> **Listed entries**:
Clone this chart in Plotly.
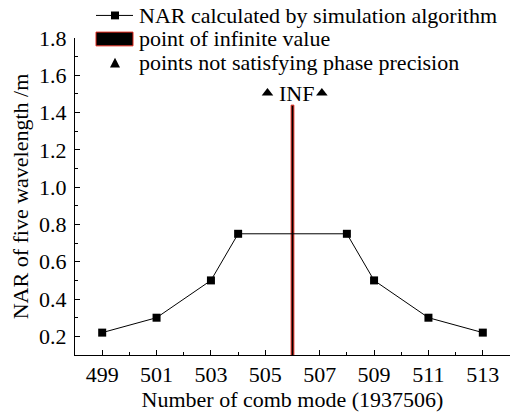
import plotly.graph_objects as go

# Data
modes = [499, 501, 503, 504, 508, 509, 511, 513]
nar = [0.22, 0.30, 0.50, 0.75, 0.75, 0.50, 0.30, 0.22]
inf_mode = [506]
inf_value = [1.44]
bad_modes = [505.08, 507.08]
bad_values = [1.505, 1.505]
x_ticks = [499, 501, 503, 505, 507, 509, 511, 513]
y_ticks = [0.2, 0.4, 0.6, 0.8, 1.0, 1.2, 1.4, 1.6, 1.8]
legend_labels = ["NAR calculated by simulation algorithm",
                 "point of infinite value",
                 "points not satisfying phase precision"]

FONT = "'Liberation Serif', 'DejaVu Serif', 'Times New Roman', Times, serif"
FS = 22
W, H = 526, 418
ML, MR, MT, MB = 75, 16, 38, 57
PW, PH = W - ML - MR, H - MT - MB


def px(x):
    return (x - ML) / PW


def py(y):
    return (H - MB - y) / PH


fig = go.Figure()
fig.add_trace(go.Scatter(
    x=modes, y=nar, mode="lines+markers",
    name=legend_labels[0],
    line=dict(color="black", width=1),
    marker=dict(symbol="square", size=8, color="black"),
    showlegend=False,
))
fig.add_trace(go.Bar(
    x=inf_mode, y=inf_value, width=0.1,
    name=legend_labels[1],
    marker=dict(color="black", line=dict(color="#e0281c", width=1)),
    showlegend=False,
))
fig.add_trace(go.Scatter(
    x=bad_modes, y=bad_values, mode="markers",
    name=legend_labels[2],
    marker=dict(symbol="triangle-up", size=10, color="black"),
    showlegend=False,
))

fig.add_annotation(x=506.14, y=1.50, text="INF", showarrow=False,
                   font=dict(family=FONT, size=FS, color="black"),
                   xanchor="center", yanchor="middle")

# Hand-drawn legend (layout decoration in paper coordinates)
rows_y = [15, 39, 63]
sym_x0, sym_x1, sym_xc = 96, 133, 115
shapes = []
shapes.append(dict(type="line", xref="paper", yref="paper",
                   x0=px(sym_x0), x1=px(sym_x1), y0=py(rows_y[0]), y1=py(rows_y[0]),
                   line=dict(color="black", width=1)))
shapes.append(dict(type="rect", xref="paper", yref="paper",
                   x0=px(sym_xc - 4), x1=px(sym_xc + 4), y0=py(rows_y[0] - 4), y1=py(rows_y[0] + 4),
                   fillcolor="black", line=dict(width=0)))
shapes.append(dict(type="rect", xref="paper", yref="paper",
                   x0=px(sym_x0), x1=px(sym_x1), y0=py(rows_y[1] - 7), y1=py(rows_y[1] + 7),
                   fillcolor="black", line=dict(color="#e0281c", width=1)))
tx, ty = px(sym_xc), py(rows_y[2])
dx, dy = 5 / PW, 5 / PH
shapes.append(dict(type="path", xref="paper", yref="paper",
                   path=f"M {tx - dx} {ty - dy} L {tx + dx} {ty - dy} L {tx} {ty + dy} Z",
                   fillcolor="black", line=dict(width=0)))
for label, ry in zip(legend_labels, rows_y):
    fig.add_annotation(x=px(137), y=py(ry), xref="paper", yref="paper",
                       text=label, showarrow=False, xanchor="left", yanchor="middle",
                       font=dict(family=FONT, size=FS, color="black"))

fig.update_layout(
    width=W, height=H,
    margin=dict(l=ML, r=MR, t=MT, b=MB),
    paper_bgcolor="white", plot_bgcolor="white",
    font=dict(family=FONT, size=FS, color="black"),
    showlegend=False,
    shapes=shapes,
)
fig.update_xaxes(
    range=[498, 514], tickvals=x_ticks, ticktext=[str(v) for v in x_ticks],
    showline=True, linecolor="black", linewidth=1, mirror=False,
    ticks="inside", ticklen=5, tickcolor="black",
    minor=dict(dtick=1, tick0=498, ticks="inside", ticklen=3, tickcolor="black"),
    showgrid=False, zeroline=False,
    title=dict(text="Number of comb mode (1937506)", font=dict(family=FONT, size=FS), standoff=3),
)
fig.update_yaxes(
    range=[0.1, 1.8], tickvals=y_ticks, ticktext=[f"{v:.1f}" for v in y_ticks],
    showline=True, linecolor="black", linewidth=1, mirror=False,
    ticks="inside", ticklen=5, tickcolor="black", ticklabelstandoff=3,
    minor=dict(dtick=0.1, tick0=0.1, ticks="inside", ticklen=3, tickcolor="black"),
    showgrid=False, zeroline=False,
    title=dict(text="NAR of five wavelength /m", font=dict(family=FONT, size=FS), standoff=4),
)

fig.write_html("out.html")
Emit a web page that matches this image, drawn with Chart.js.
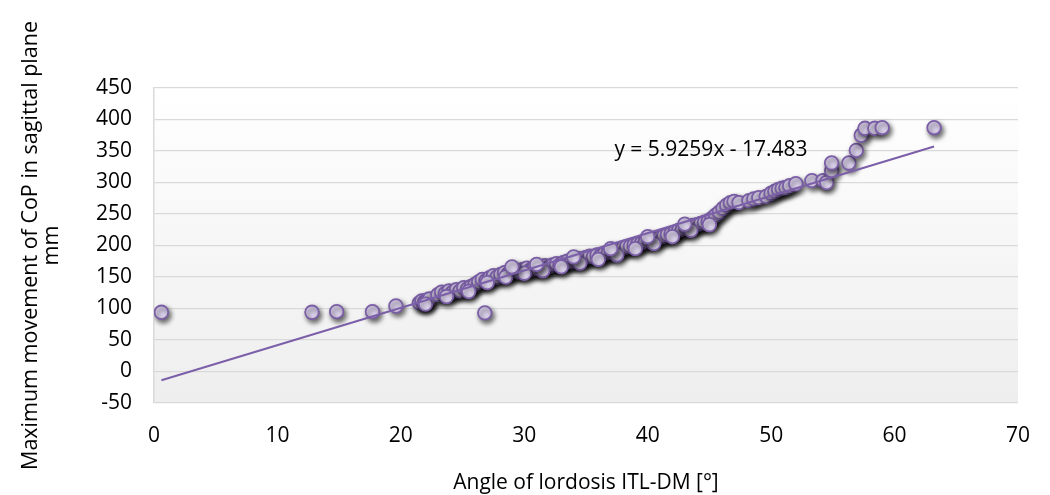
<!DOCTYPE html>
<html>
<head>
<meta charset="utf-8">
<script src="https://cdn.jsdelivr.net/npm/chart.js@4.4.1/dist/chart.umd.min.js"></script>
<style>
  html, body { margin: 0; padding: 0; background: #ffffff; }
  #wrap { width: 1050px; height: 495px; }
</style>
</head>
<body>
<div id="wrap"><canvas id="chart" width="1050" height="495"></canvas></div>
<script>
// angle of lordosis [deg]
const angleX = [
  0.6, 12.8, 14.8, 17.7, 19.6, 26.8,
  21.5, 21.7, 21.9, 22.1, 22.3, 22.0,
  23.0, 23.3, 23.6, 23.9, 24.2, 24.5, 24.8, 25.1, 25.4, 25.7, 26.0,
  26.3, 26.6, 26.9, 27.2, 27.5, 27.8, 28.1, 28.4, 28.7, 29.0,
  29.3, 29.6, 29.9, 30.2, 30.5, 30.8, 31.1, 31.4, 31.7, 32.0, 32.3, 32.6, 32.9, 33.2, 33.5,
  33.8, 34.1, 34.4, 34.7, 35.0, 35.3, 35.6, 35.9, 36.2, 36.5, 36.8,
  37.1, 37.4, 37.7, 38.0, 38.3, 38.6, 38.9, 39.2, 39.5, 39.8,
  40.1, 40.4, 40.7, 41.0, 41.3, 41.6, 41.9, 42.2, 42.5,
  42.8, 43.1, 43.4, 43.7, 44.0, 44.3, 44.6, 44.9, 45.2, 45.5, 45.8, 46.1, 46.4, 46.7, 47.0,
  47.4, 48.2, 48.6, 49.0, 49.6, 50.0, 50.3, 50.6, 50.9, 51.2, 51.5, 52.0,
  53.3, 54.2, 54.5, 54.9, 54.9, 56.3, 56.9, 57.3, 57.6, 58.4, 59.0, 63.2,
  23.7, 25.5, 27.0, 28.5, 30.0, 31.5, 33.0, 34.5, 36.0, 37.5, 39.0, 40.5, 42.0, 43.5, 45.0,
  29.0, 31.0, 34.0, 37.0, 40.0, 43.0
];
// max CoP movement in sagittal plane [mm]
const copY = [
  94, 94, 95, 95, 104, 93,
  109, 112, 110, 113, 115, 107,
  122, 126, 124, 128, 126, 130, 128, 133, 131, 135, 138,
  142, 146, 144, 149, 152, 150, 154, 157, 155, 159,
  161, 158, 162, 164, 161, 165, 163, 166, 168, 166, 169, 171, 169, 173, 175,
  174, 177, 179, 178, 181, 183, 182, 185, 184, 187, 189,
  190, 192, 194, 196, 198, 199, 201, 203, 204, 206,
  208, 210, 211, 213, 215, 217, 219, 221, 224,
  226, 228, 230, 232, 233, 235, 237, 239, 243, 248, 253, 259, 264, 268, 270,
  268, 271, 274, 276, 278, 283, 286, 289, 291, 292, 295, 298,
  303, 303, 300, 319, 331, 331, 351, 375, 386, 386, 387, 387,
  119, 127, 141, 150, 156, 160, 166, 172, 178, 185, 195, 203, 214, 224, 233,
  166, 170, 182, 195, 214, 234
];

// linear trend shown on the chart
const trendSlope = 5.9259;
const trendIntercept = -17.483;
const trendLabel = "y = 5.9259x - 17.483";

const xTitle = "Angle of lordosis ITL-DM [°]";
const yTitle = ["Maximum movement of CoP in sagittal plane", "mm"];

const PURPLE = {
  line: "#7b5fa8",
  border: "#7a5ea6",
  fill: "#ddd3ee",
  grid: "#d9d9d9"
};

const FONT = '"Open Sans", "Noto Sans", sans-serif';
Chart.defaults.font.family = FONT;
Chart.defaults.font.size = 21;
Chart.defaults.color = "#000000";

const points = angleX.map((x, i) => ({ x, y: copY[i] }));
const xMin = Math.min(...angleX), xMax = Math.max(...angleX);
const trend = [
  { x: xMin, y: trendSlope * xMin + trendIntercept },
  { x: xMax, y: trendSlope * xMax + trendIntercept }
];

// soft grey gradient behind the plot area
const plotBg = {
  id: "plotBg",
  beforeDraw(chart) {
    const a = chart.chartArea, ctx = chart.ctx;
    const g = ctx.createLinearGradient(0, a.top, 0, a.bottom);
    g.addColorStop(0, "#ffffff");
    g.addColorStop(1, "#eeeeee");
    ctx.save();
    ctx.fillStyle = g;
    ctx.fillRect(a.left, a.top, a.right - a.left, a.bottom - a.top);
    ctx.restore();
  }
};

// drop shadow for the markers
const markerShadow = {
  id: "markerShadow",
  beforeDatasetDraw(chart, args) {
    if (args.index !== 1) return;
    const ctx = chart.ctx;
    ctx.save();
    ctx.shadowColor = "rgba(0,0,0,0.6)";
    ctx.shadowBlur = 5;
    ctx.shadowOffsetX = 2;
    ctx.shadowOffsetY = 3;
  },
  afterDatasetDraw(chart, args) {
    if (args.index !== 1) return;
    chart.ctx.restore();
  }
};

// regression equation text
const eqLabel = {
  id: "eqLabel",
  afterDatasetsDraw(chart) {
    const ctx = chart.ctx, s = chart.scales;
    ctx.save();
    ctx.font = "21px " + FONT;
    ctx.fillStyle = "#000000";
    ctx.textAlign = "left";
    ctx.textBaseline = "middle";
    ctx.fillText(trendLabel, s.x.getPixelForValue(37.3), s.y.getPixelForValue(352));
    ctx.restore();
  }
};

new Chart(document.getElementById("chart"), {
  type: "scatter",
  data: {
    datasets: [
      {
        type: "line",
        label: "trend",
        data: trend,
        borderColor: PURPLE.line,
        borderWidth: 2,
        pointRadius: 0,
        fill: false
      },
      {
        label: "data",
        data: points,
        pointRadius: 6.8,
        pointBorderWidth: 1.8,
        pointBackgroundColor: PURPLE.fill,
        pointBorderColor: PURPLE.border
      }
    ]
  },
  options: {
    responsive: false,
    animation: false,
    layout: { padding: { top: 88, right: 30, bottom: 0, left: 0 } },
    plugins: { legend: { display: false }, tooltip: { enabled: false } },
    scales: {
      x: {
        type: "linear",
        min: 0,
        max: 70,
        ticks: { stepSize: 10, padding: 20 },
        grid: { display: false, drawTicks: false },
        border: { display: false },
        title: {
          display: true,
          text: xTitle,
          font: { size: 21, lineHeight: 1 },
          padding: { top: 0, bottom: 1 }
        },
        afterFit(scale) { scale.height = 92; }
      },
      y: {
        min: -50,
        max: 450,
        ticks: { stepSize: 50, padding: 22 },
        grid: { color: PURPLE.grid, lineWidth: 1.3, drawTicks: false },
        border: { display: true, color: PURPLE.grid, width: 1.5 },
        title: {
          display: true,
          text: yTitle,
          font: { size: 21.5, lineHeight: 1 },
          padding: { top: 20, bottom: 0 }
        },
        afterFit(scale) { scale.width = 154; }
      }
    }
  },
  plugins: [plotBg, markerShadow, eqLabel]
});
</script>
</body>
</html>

> **Exercise**:
Go through the listing above and list every line that has the word "drawn".

> **Output for this exercise**:
# Hand-drawn legend (layout decoration in paper coordinates)
Emit a web page that matches this image, drawn with Chart.js.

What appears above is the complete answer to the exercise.